Brad Armstrong, who coached the winner of the 2014 Australia Post Stawell Gift had a win of his own in the final of the Stawell Family Central Park 400 metres handicap. Picture: MARK McMILLAN.

Brad Armstrong, who coached the winner of the 2014 Australia Post Stawell Gift had a win of his own in the final of the Stawell Family Central Park 400 metres handicap. Picture: MARK McMILLAN.

STAWELL - More than two weeks has passed since Brad Armstrong coached Luke Versace to win the Australia Post Stawell Gift and it is yet to sink in.

After a ten year friendship Versace asked Armstrong to train him as the two casually sipped red wine.

"When he first came to me I told him straight out," Armstrong said.

"Don't bother wasting our time, this is what I expect from you and this is what I believe is enough to win.

"You're either in or you're out."

The pair had worked tirelessly for a year after Versace finished in the bottom six of all the competitors last year.

Versace was an early favourite with the bookmakers in 2014 and knowing it was such an open field Armstrong was confident in their preparation.
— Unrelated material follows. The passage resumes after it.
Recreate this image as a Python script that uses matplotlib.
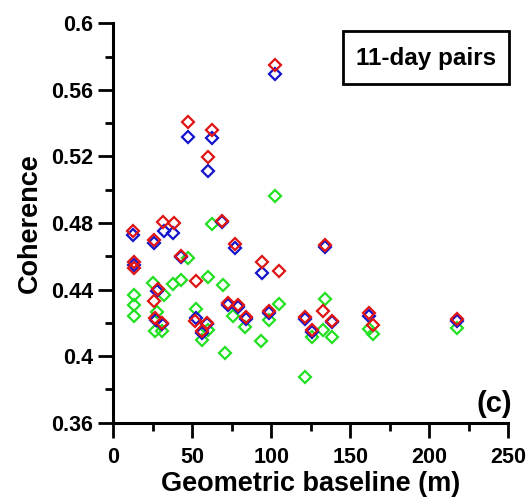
import matplotlib
matplotlib.use('Agg')
import matplotlib.pyplot as plt
from matplotlib.ticker import MultipleLocator
from matplotlib.patches import Rectangle

plt.rcParams['font.family'] = ['Liberation Sans', 'DejaVu Sans']
plt.rcParams['font.weight'] = 'bold'

# red series
red_x = [12.7, 13.1, 13.1, 25.9, 31.6, 38.4, 42.8, 52.2, 28.1, 25.9, 26.4, 31.0,
         51.7, 59.1, 55.9, 68.6, 77.0, 93.9, 105.1, 72.8, 79.1, 83.8, 98.7, 134.0,
         121.3, 125.6, 132.5, 138.2, 162.0, 164.2, 217.3, 102.3, 47.1, 62.7, 60.1]
red_y = [0.4752, 0.4567, 0.4528, 0.4698, 0.4808, 0.4798, 0.4601, 0.4453, 0.4401,
         0.4334, 0.4227, 0.4201, 0.4213, 0.4201, 0.4154, 0.4814, 0.4674, 0.4564,
         0.4513, 0.4321, 0.4307, 0.4233, 0.4273, 0.4665, 0.4233, 0.4157, 0.4273,
         0.4213, 0.4257, 0.4187, 0.4221, 0.5749, 0.5409, 0.5359, 0.5198]

# blue series
blue_x = [12.7, 13.1, 25.9, 32.1, 38.0, 42.8, 27.7, 26.7, 52.2, 55.9, 68.6, 77.0,
          93.9, 72.8, 79.1, 83.8, 134.0, 121.3, 125.6, 138.2, 162.0, 102.3, 47.1,
          62.7, 60.1, 98.7, 31.0, 59.1, 217.3]
blue_y = [0.4728, 0.4549, 0.4682, 0.4754, 0.4738, 0.4594, 0.4392, 0.4217, 0.4229,
          0.4139, 0.4806, 0.4648, 0.4501, 0.4307, 0.4297, 0.4223, 0.4654, 0.4221,
          0.4145, 0.4205, 0.4241, 0.5693, 0.5318, 0.5312, 0.5114, 0.4262, 0.4192,
          0.4192, 0.4214]

# green series
green_x = [13.1, 13.1, 13.1, 25.3, 32.3, 38.0, 42.8, 60.1, 47.5, 62.7, 69.6, 52.2,
           27.5, 26.4, 31.0, 60.1, 55.9, 70.7, 75.9, 83.4, 105.1, 98.7, 93.5, 102.3,
           121.3, 125.6, 134.0, 132.5, 138.2, 162.0, 164.2, 217.3]
green_y = [0.4367, 0.4307, 0.4239, 0.4441, 0.4367, 0.4433, 0.4457, 0.4477, 0.4588,
           0.4794, 0.4427, 0.4281, 0.4267, 0.4153, 0.4153, 0.4157, 0.4097, 0.4020,
           0.4241, 0.4173, 0.4313, 0.4217, 0.4092, 0.4964, 0.3876, 0.4117, 0.4343,
           0.4157, 0.4117, 0.4161, 0.4133, 0.4167]

y_ticks = [0.36, 0.40, 0.44, 0.48, 0.52, 0.56, 0.60]
y_ticklabels = ['0.36', '0.4', '0.44', '0.48', '0.52', '0.56', '0.6']
x_ticks = [0, 50, 100, 150, 200, 250]

fig = plt.figure(figsize=(5.29, 4.98), dpi=100)
ax = fig.add_axes([0.2142, 0.1512, 0.747, 0.802])

mk = dict(marker='D', ms=6.2, mfc='none', mew=1.6, ls='none', clip_on=False)
ax.plot(green_x, green_y, color='#22e022', **mk)
ax.plot(blue_x, blue_y, color='#1414cc', **mk)
ax.plot(red_x, red_y, color='#e01414', **mk)

ax.set_xlim(0, 250)
ax.set_ylim(0.36, 0.6)
ax.set_xticks(x_ticks)
ax.set_xticklabels([str(v) for v in x_ticks])
ax.set_yticks(y_ticks)
ax.set_yticklabels(y_ticklabels)
ax.xaxis.set_minor_locator(MultipleLocator(25))
ax.yaxis.set_minor_locator(MultipleLocator(0.02))

for s in ['top', 'right']:
    ax.spines[s].set_visible(False)
for s in ['left', 'bottom']:
    ax.spines[s].set_linewidth(2.2)

ax.tick_params(which='major', direction='out', length=10.5, width=2.0, labelsize=15.5)
ax.tick_params(which='minor', direction='out', length=5.5, width=2.0)
ax.tick_params(axis='x', which='major', pad=7)
ax.tick_params(axis='y', which='major', pad=4)

ax.set_xlabel('Geometric baseline (m)', fontsize=19.5, fontweight='bold', labelpad=2)
ax.set_ylabel('Coherence', fontsize=19.5, fontweight='bold', labelpad=6)

# label box
ax.add_patch(Rectangle((0.581, 0.847), 0.421, 0.134, transform=ax.transAxes,
                       fc='white', ec='black', lw=2, clip_on=False, zorder=3))
ax.text(0.7915, 0.912, '11-day pairs', transform=ax.transAxes, ha='center', va='center',
        fontsize=17.5, fontweight='bold', zorder=4)
ax.text(1.008, 0.012, '(c)', transform=ax.transAxes, ha='right', va='bottom',
        fontsize=21, fontweight='bold')

fig.savefig('out.png', dpi=100)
"It's one thing to have a plan to win the Stawell Gift," Armstrong said.

"You don't just win it though, everything has to go right."

The Stawell Gift carnival has long been a part of the Armstrong history with Brad's father Evan having competed and coached at Stawell.

"I've never missed a Stawell Gift," Armstrong said.

"I'm almost 30 years old and I still love it as much as the first time I came."

While Armstrong's father was involved with several gift winners he never reach the ultimate glory his son did a fortnight ago.

"For me the most important thing was to win it on my own," Armstrong said.

"Just Luke and I, we didn't really need anyone else."

From very early on Armstrong had set goals in place and Versace went about reaching each one.

After ticking each milestone Versace got fitter and fitter.

A slow 2012-2013 season had seen Versace put on 12 kilograms resulting in him lacking strength.

"We worked really hard to drop the weight," said Armstrong.

"He was doing all the training and just getting no where so we went to a dietitian."

A dietitian for Versace encouraged a change of diet and he then loss the weight he needed to.

Adding to the drama Versace almost found himself in hospital on three occasions after suffering what they thought were diabetic episodes.

According to Armstrong after losing the weight the strength that Versace gained was incredible.

As well as coaching Armstrong also had a successful run in the 400 metre frontmarkers handicap.

"Whatever I did on that day was just one percent of a great day," Armstrong said.

"Coaching the Stawell Gift winner, that is the pinnacle of my career.

"Winning a 400 metre is not even close."

Armstrong topped a perfect couple of weeks by celebrating his 30th birthday and his recent engagement.